Ein Staatsstreich? Die Reichsexekution gegen Preußen („Preußenschlag“) vom 20. Juli 1932 und die Folgen. Darstellungen und Dokumente, red. Weiduschat, Gerhard. Bundesrat, Berlin 2007 167 S. Besprochen von Wolfgang Pöggeler. ZRG GA 126 (2009)
Ein Staatsstreich? Die Reichsexekution gegen Preußen („Preußenschlag“) vom 20. Juli 1932 und die Folgen. Darstellungen und Dokumente, red. Weiduschat, Gerhard. Bundesrat, Berlin 2007 167 S. Besprochen von Wolfgang Pöggeler.
Die europäische Großmacht Preußen ist heute vollständig in der Geschichte versunken, aber dennoch weiterhin Gegenstand des historischen Interesses. Seine Liebhaber sehen eine kontinuierliche territoriale Expansion verbunden mit der Idee einer effektiven, sparsamen und korruptionsfreien Verwaltung, mit religiöser Toleranz, Gewerbefleiß und Aufklärung, mit der Humboldtschen Universität und einer spezifischen Ästhetik (Schinkel, Lenné usw.).
Die Geschichte Preußens zu erzählen, müsste spätestens im 17. Jahrhundert beginnen. Das Ende dieses bemerkenswerten Staates ist nicht erst mit dem Jahr 1947 gekennzeichnet, als die Siegermächte Preußen „auflösten“. Den Anfang vom Ende markiert das Jahr 1871 mit dem Zusammenschluss der deutschen Einzelstaaten ohne Österreich zum Deutschen Reich. Und das Ende vom Ende Preußens war cum grano salis der 20. Juli 1932, der Tag des Preußenschlags.
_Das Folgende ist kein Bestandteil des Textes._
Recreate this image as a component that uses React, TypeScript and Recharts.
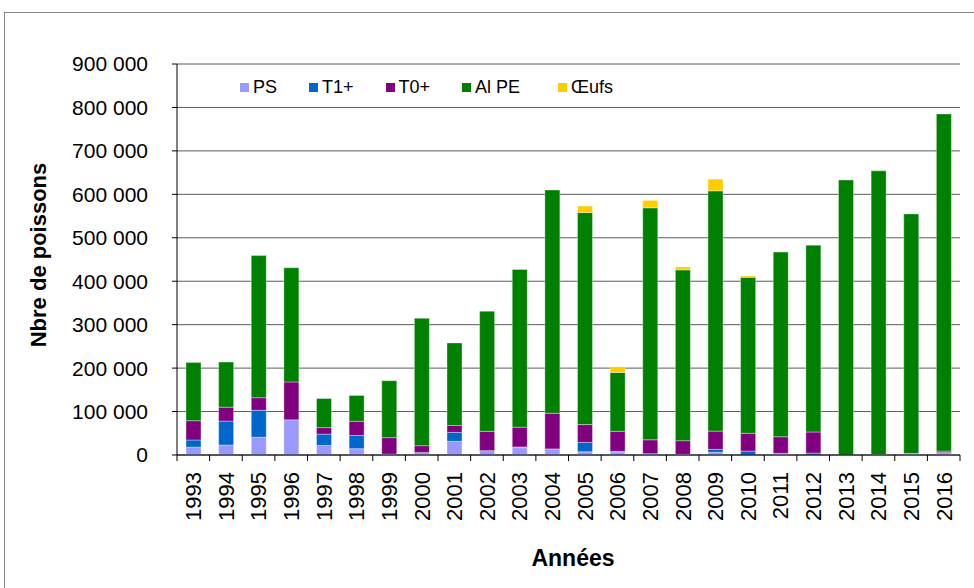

An diesem Tage wurde der rechtskonservative Reichskanzler von Papen durch Verordnung des Reichspräsidenten von Hindenburg zum Reichskommissar für das Land Preußen bestellt - formal mehr schlecht als recht gestützt auf Art. 48 der Weimarer Reichsverfassung. Papens erste Amtshandlung bestand darin, den SPD-Ministerpräsidenten Braun und den preußischen Innenminister Severing ihrer Ämter zu entheben. Papen selbst übernahm die Dienstgeschäfte des Ministerpräsidenten. Die Verfassungsmäßigkeit dieses unerhörten Vorgehens war im Herbst 1932 Gegenstand eines berühmten Prozesses vor dem Staatsgerichtshof, ist aber weder dort, noch an anderer Stelle überzeugend dargelegt worden. Im Prozess standen sich unter anderem Gerhard Anschütz und Carl Schmitt gegenüber.
Das hier zu besprechende Buch, das auf Betreiben des Deutschen Bundesrates entstand, enthält zwei profunde Aufsätze, die den Preußenschlag zum Gegenstand haben; darüber hinaus eine Sammlung aus Quellen und Sekundärliteratur. Das Buch bietet eine Gelegenheit, sich mit geringem zeitlichen Aufwand mit dem skandalösen Ereignis, dem historischen Kontext und dem Forschungsstand vertraut zu machen.
Der erste Aufsatz stammt aus der Feder Eberhard Kolbs. Es geht es um die Frage, ob am 20. Juli 1932 militante Widerstandshandlungen der demokratischen Kräfte (SPD, Zentrum, Gewerkschaften usw.) gegen das Vorgehen der Reichsregierung möglich und verantwortbar gewesen wären. Den zweiten Aufsatz steuert Rudolf Morsey bei. Auch er fragt nach den Gründen für die Passivität der demokratischen Kräfte. Er beginnt mit einem provokanten Diktum Konrad Adenauers, der aus der ex post-Perspektive sogar einen unmittelbaren historischen Zusammenhang der Gleichschaltung Preußens mit der Machtergreifung Hitlers behauptete und das Verhalten Brauns und Severings als „feige“ bezeichnete: „Mit ihrer Polizei hätten sie den Staatsstreich von Papens im Sommer 1932 doch niederschlagen können und müssen“. Die Historiker Kolb und Morsey kommen dagegen zu deutlich differenzierteren und milderen Urteilen als der Zeitzeuge Adenauer. In ihren Darstellungen wird das politische, ökonomische und kulturelle Chaos der ausgehenden Weimarer Republik lebendig. Als Gutenacht-Lektüre ist das Buch also völlig ungeeignet, ansonsten sehr zu empfehlen.